We are developing a set of C++ applications that exchange data through protobuf messages. One of the messages that we want to exchange contains a list of type-value pairs. The type is just an integer, the value can be a number of different data types, both basic ones like integer or string, but also more complex ones like ip addresses or prefixes. But for every specific type, there is only one data type allowed for the value.
type | value data type |
---|---|
1 | string |
2 | integer |
3 | list<ip_addr> |
4 | integer |
5 | struct |
6 | string |
... | ... |
Note: one of the communicating apps will ultimately encode this list of type-value pairs into a byte array in a network packet according to a fixed protocol format.

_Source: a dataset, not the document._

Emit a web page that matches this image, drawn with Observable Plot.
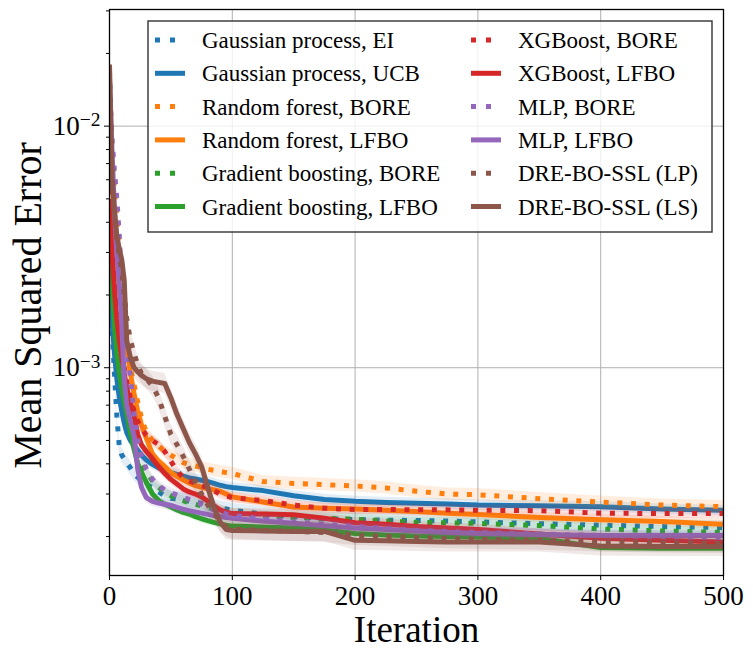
<!DOCTYPE html>
<html><head><meta charset="utf-8">
<script src="https://cdn.jsdelivr.net/npm/d3@7"></script>
<script src="https://cdn.jsdelivr.net/npm/@observablehq/plot@0.6"></script>
<style>body{margin:0;background:#fff}</style>
</head><body><div id="chart"></div>
<script>
const iterations = [0,2,4,6,8,10,12,14,17,20,23,26,30,35,40,45,50,55,60,65,70,75,80,85,90,95,100,125,150,175,200,225,250,275,300,350,400,450,500];

const gpEI = [2.4e-3,1.5e-3,9.5e-4,6.3e-4,4.7e-4,4.35e-4, 4.2e-4,4.05e-4,3.85e-4,3.65e-4,3.52e-4,3.4e-4,3.3e-4, 3.18e-4,3.06e-4,2.95e-4,2.88e-4,2.86e-4,2.84e-4,2.8e-4,2.77e-4,2.74e-4,2.7e-4,2.67e-4,2.63e-4,2.6e-4,2.57e-4, 2.48e-4,2.42e-4,2.37e-4,2.35e-4,2.34e-4,2.33e-4,2.32e-4,2.3e-4, 2.26e-4,2.23e-4,2.2e-4,2.18e-4];
const gpUCB = [2.2e-3,1.6e-3,1.15e-3,9e-4,7.5e-4,6.6e-4, 5.9e-4,5.4e-4,5.0e-4,4.75e-4,4.55e-4,4.35e-4,4.15e-4, 3.98e-4,3.85e-4,3.76e-4,3.68e-4,3.62e-4,3.56e-4,3.5e-4,3.46e-4,3.42e-4,3.38e-4,3.32e-4,3.26e-4,3.22e-4,3.19e-4, 3.1e-4,2.95e-4,2.85e-4,2.8e-4,2.77e-4,2.75e-4,2.73e-4,2.7e-4, 2.68e-4,2.66e-4,2.6e-4,2.57e-4];
const rfBORE = [1.3e-2,8e-3,5.5e-3,4.2e-3,3e-3,2.1e-3, 1.7e-3,1.35e-3,1.0e-3,8.5e-4,7.2e-4,6.2e-4,5.4e-4, 5.0e-4,4.75e-4,4.5e-4,4.35e-4,4.2e-4,4.05e-4,3.98e-4,3.92e-4,3.86e-4,3.8e-4,3.76e-4,3.72e-4,3.68e-4,3.65e-4, 3.38e-4,3.32e-4,3.28e-4,3.24e-4,3.18e-4,3.08e-4,3.0e-4,2.98e-4, 2.87e-4,2.78e-4,2.7e-4,2.66e-4];
const rfLFBO = [9e-3,6e-3,4e-3,2.8e-3,2.1e-3,1.7e-3, 1.4e-3,1.2e-3,9.5e-4,7.8e-4,6.6e-4,5.8e-4,5.1e-4, 4.4e-4,4.1e-4,3.9e-4,3.68e-4,3.55e-4,3.43e-4,3.33e-4,3.25e-4,3.2e-4,3.16e-4,3.12e-4,3.08e-4,3.0e-4,2.92e-4, 2.78e-4,2.65e-4,2.62e-4,2.6e-4,2.57e-4,2.54e-4,2.5e-4,2.47e-4, 2.4e-4,2.35e-4,2.31e-4,2.25e-4];
const gbBORE = [4e-3,2.5e-3,1.7e-3,1.3e-3,1.05e-3,8.8e-4, 7.6e-4,6.6e-4,5.6e-4,4.9e-4,4.4e-4,4.0e-4,3.7e-4, 3.4e-4,3.2e-4,3.05e-4,2.95e-4,2.88e-4,2.82e-4,2.76e-4,2.72e-4,2.68e-4,2.64e-4,2.6e-4,2.56e-4,2.53e-4,2.5e-4, 2.44e-4,2.4e-4,2.38e-4,2.36e-4,2.32e-4,2.29e-4,2.28e-4,2.27e-4, 2.22e-4,2.15e-4,2.11e-4,2.08e-4];
const gbLFBO = [3.5e-3,2.2e-3,1.5e-3,1.15e-3,9.5e-4,8.2e-4, 7.2e-4,6.4e-4,5.4e-4,4.6e-4,4.0e-4,3.7e-4,3.35e-4, 3.0e-4,2.82e-4,2.72e-4,2.65e-4,2.58e-4,2.52e-4,2.48e-4,2.42e-4,2.37e-4,2.33e-4,2.29e-4,2.26e-4,2.23e-4,2.21e-4, 2.19e-4,2.17e-4,2.13e-4,2.06e-4,2.03e-4,2.01e-4,2.0e-4,1.99e-4, 1.97e-4,1.8e-4,1.79e-4,1.79e-4];
const xgbBORE = [5.5e-3,3.2e-3,2.3e-3,1.7e-3,1.35e-3,1.15e-3, 1.0e-3,8.8e-4,7.5e-4,6.6e-4,6.0e-4,5.6e-4,5.25e-4, 5.0e-4,4.8e-4,4.5e-4,4.1e-4,3.75e-4,3.5e-4,3.4e-4,3.32e-4,3.25e-4,3.2e-4,3.1e-4,3.0e-4,2.94e-4,2.9e-4, 2.82e-4,2.7e-4,2.62e-4,2.59e-4,2.59e-4,2.58e-4,2.58e-4,2.57e-4, 2.56e-4,2.5e-4,2.49e-4,2.49e-4];
const xgbLFBO = [5e-3,3.0e-3,2.1e-3,1.6e-3,1.3e-3,1.1e-3, 9.5e-4,8.3e-4,7.2e-4,6.3e-4,5.3e-4,4.8e-4,4.5e-4, 4.2e-4,3.9e-4,3.65e-4,3.45e-4,3.3e-4,3.15e-4,3.06e-4,3.0e-4,2.92e-4,2.8e-4,2.68e-4,2.58e-4,2.52e-4,2.49e-4, 2.48e-4,2.46e-4,2.38e-4,2.28e-4,2.25e-4,2.2e-4,2.17e-4,2.14e-4, 2.05e-4,1.97e-4,1.93e-4,1.9e-4];
const mlpBORE = [1.5e-2,9e-3,6.5e-3,5e-3,3.5e-3,2.2e-3, 1.6e-3,1.25e-3,9e-4,6.5e-4,5.0e-4,4.3e-4,3.8e-4, 3.45e-4,3.25e-4,3.12e-4,3.04e-4,2.97e-4,2.9e-4,2.85e-4,2.8e-4,2.72e-4,2.65e-4,2.58e-4,2.52e-4,2.48e-4,2.45e-4, 2.36e-4,2.3e-4,2.25e-4,2.2e-4,2.16e-4,2.12e-4,2.1e-4,2.08e-4, 2.05e-4,2.02e-4,2.0e-4,1.98e-4];
const mlpLFBO = [1.6e-2,8e-3,4.5e-3,3.0e-3,2.2e-3,1.5e-3, 9e-4,7e-4,6e-4,5.2e-4,3.8e-4,3.2e-4,2.9e-4, 2.8e-4,2.75e-4,2.72e-4,2.69e-4,2.64e-4,2.6e-4,2.56e-4,2.53e-4,2.5e-4,2.47e-4,2.44e-4,2.42e-4,2.4e-4,2.38e-4, 2.32e-4,2.27e-4,2.22e-4,2.17e-4,2.14e-4,2.11e-4,2.08e-4,2.06e-4, 2.04e-4,2.02e-4,2.02e-4,2.02e-4];
const dreLP = [1.7e-2,6.5e-3,4.4e-3,3.4e-3,2.9e-3,2.5e-3, 2.0e-3,1.6e-3,1.3e-3,1.15e-3,1.02e-3,9.5e-4,9.0e-4, 8.4e-4,7.5e-4,6.3e-4,5.3e-4,4.8e-4,4.3e-4,3.8e-4,3.35e-4,3.0e-4,2.7e-4,2.5e-4,2.32e-4,2.2e-4,2.15e-4, 2.12e-4,2.1e-4,2.08e-4,2.02e-4,2.0e-4,1.98e-4,1.96e-4,1.95e-4, 1.93e-4,1.9e-4,1.88e-4,1.87e-4];
const dreLS = [1.8e-2,6e-3,4.5e-3,3.5e-3,3.1e-3,2.8e-3, 2.3e-3,1.3e-3,1.1e-3,1.0e-3,9.6e-4,9.3e-4,9.0e-4, 8.8e-4,8.7e-4,8.6e-4,7.5e-4,6.4e-4,5.6e-4,4.9e-4,4.4e-4,3.9e-4,3.2e-4,2.65e-4,2.3e-4,2.14e-4,2.12e-4, 2.11e-4,2.1e-4,2.1e-4,1.93e-4,1.92e-4,1.91e-4,1.9e-4,1.9e-4, 1.9e-4,1.83e-4,1.82e-4,1.82e-4];

const seriesNames = ["Gaussian process, EI","Gaussian process, UCB","Random forest, BORE","Random forest, LFBO","Gradient boosting, BORE","Gradient boosting, LFBO","XGBoost, BORE","XGBoost, LFBO","MLP, BORE","MLP, LFBO","DRE-BO-SSL (LP)","DRE-BO-SSL (LS)"];
const seriesValues = [gpEI,gpUCB,rfBORE,rfLFBO,gbBORE,gbLFBO,xgbBORE,xgbLFBO,mlpBORE,mlpLFBO,dreLP,dreLS];
const seriesSpread = [0.07,0.05,0.06,0.05,0.05,0.04,0.05,0.05,0.05,0.05,0.1,0.1];
const seriesColors = ["#1f77b4","#1f77b4","#ff7f0e","#ff7f0e","#2ca02c","#2ca02c","#d62728","#d62728","#9467bd","#9467bd","#8c564b","#8c564b"];
const seriesDotted = [true,false,true,false,true,false,true,false,true,false,true,false];

const xTicks = [0,100,200,300,400,500];
const yMajorTicks = [1e-3,1e-2];
const yMinorTicks = [2e-4,3e-4,4e-4,5e-4,6e-4,7e-4,8e-4,9e-4,2e-3,3e-3,4e-3,5e-3,6e-3,7e-3,8e-3,9e-3,2e-2,3e-2];

const rows = seriesNames.flatMap((name,k)=>iterations.map((it,j)=>({
  k, name, iter: it, v: seriesValues[k][j],
  lo: seriesValues[k][j]/(1+seriesSpread[k]), hi: seriesValues[k][j]*(1+seriesSpread[k])
})));

const marks = [
  Plot.gridX(xTicks,{stroke:"#b0b0b0",strokeOpacity:1,strokeWidth:1}),
  Plot.gridY(yMajorTicks,{stroke:"#b0b0b0",strokeOpacity:1,strokeWidth:1})
];
seriesNames.forEach((name,k)=>{
  const d = rows.filter(r=>r.k===k);
  marks.push(Plot.areaY(d,{x:"iter",y1:"lo",y2:"hi",fill:seriesColors[k],fillOpacity:0.13,clip:true}));
  marks.push(Plot.line(d,{x:"iter",y:"v",stroke:seriesColors[k],strokeWidth:5,
    strokeDasharray: seriesDotted[k] ? "5,8.7" : null, strokeLinecap:"butt", strokeLinejoin:"round", clip:true}));
});
marks.push(Plot.frame({stroke:"black",strokeWidth:1.3}));
marks.push(Plot.axisX(xTicks,{tickSize:5,tickPadding:5,fontSize:27,label:null}));
marks.push(Plot.axisY(yMinorTicks,{tickSize:3,tickFormat:()=>"",label:null}));
marks.push(Plot.axisY(yMajorTicks,{tickSize:5,tickPadding:4,fontSize:27,label:null,
  tickFormat:d=>"10^"+Math.round(Math.log10(d))}));
marks.push(Plot.text(["Iteration"],{frameAnchor:"bottom",lineAnchor:"middle",textAnchor:"middle",dy:55,fontSize:37}));
marks.push(Plot.text(["Mean Squared Error"],{frameAnchor:"left",lineAnchor:"middle",textAnchor:"middle",rotate:-90,dx:-81,dy:13,fontSize:40}));

const chart = Plot.plot({
  width:753, height:658,
  marginLeft:109, marginRight:30, marginTop:9, marginBottom:83,
  style:{fontFamily:"Liberation Serif",background:"white",color:"black"},
  x:{domain:[0,500]},
  y:{type:"log",domain:[1.38e-4,0.0304]},
  marks
});
document.getElementById("chart").appendChild(chart);

// superscript exponents on the y tick labels
const svg = d3.select(chart);
svg.selectAll('g[aria-label="y-axis tick label"] text').each(function(){
  const t = this.textContent;
  if(!t.includes("^")) return;
  const [base,exp] = t.split("^");
  const el = d3.select(this);
  el.text(null);
  el.append("tspan").text(base);
  el.append("tspan").attr("dy","-0.45em").attr("font-size","0.72em").text(exp.replace("-","\u2212"));
});

// legend
const lg = svg.append("g").attr("font-family","Liberation Serif").attr("font-size",23).attr("text-anchor","start");
lg.append("rect").attr("x",148).attr("y",21).attr("width",564).attr("height",211)
  .attr("fill","white").attr("fill-opacity",0.8).attr("stroke","#333").attr("stroke-width",1.4);
seriesNames.forEach((name,k)=>{
  const col = k<6 ? 0 : 1;
  const row = k%6;
  const y = 40 + row*33.3;
  const x0 = col===0 ? 155 : 471;
  lg.append("line").attr("x1",x0).attr("x2",x0+30).attr("y1",y).attr("y2",y)
    .attr("stroke",seriesColors[k]).attr("stroke-width",5)
    .attr("stroke-dasharray",seriesDotted[k]?"5,10":null);
  lg.append("text").attr("x",x0+47).attr("y",y+8).attr("text-anchor","start").attr("fill","black").text(name);
});
</script>
</body></html>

There are a few ways to encode this into a protobuf message, but we're currently leaning towards creating a protobof message for each type number separately:
message Type1
{
string value = 1;
}
message Type2
{
integer value = 1;
}
message Type3
{
repeated IpAddr value = 1;
}
...
message TVPair
{
oneof type
{
Type1 type_1 = 1;
Type1 type_2 = 2;
Type1 type_3 = 3;
...
}
}
message Foo
{
repeated TVPair tv_pairs = 1;
}
This is clear and easy to use for all applications and it hides the details of the network protocol encoding in the only app that actually needs to take care of it.
The only worry I have is that the list of Type numbers is in the order of a few 100 items. This means a few 100 protobuf messages need to be defined and the oneof
structure in the TVPair
message will contain that amount of members. I know the field numbers in protobuf messages can be a lot higher (~500.000.000) so that's not really an issue. But are there any downsides to having 100's of fields in a single protobuf message?
The comment from @DazWilkin pointed me towards some best practices in the protocol buffers documentation website:
Don’t Make a Message with Lots of Fields
Don’t make a message with “lots” (think: hundreds) of fields. In C++ every field adds roughly 65 bits to the in-memory object size whether it’s populated or not (8 bytes for the pointer and, if the field is declared as optional, another bit in a bitfield that keeps track of whether the field is set). When your proto grows too large, the generated code may not even compile (for example, in Java there is a hard limit on the size of a method ).
Protocol Buffers are not designed to handle large messages. As a general rule of thumb, if you are dealing in messages larger than a megabyte each, it may be time to consider an alternate strategy. That said, Protocol Buffers are great for handling individual messages within a large data set. Usually, large data sets are a collection of small pieces, where each small piece is structured data. Even though Protocol Buffers cannot handle the entire set at once, using Protocol Buffers to encode each piece greatly simplifies your problem: now all you need is to handle a set of byte strings rather than a set of structures. Protocol Buffers do not include any built-in support for large data sets because different situations call for different solutions. Sometimes a simple list of records will do while other times you want something more like a database. Each solution should be developed as a separate library, so that only those who need it need pay the costs.
So although it might be technically possible, it is not advised to create big messages with lots of fields.